Major online services show New York as ‘Jewtropolis’ in vandalism attack

Mapbox, which provides maps for apps such as Snapchat that carried the anti-Semitic label, acknowledges ‘human error’ in failing to catch ‘disgusting’ change

A screen capture showing New York City renamed "Jewtropolis" on the Snapchat messaging app after the source map was vandalized by anti-Semites, on August 30, 2018. (screen capture)
A screen capture showing New York City renamed "Jewtropolis" on the Snapchat messaging app after the source map was vandalized by anti-Semites, on August 30, 2018. (screen capture)

In an act of “digital vandalism” of a mapping service used by major internet companies, New York City was renamed “Jewtropolis” on several popular online services on Thursday.

The anti-Semitic name was carried on online maps used in the Snapchat messaging app, as well as the apps of The Weather Channel, Citi Bike, real estate firm StreetEasy and others.

The apps all used data from the digital mapping service Mapbox, whose clients also include Uber, the Financial Times, Foursquare, Evernote and others. It was not immediately clear whether any of those sites had displayed the offensive name.

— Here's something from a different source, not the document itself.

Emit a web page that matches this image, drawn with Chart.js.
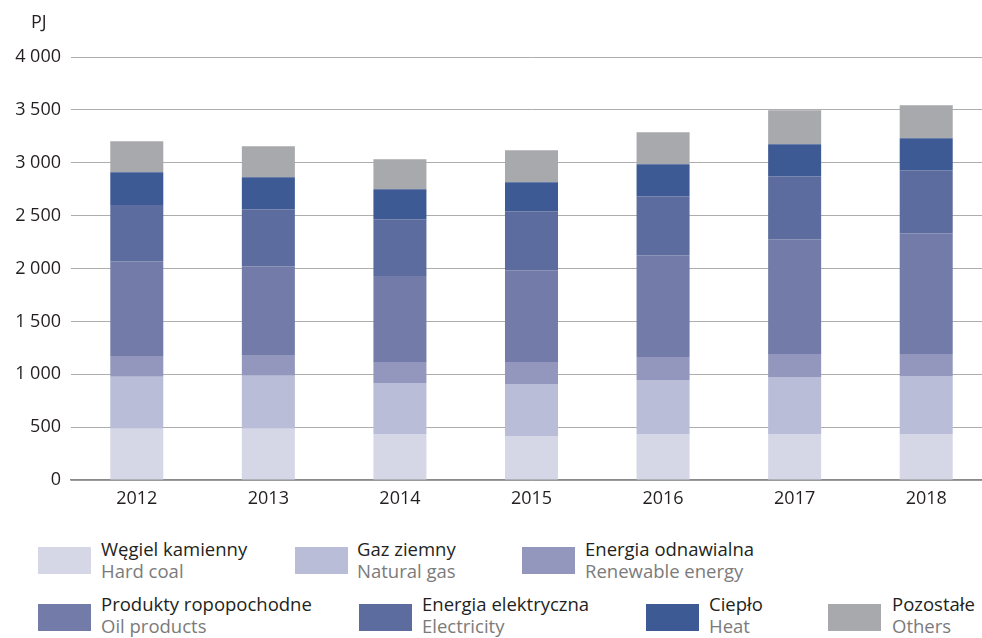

Snapchat called the change “vandalism,” stating that it began in “third party mapping data,” and said in a tweet, “We are working with our partner Mapbox to get this fixed immediately.”

In a statement Thursday, Mapbox acknowledged the cyber attack, saying it “has a zero-tolerance policy against hate speech and any malicious edits to our maps.”

It said it had restored the correct label of New York City “within an hour.”

It also identified the culprit of the “malicious edit” as a user who “attempted several other hateful edits. Our security team has confirmed no additional attempts were successful.”

The company explained: “We build systems so this does not happen. Our maps are made from over 130 different sets of data, and we have a strong double validation monitoring system. Our preliminary root cause analysis shows that this act of hate speech was properly detected immediately and put into quarantine for human review.”

For some reason, the edit was then approved and allowed to propagate to clients’ maps through a “human error,” Mapbox said.

“Our AI system flags more than 70,000 map changes a day for human review. While our AI immediately flagged this, in the manual part of the review process a human error led to this incident.”

The company promised “to investigate this act and make appropriate changes to further limit the potential for future human error.”

It added: “Security experts are working to determine the exact origin of this malicious hate speech. We apologize to customers and users who were exposed to this disgusting attack.”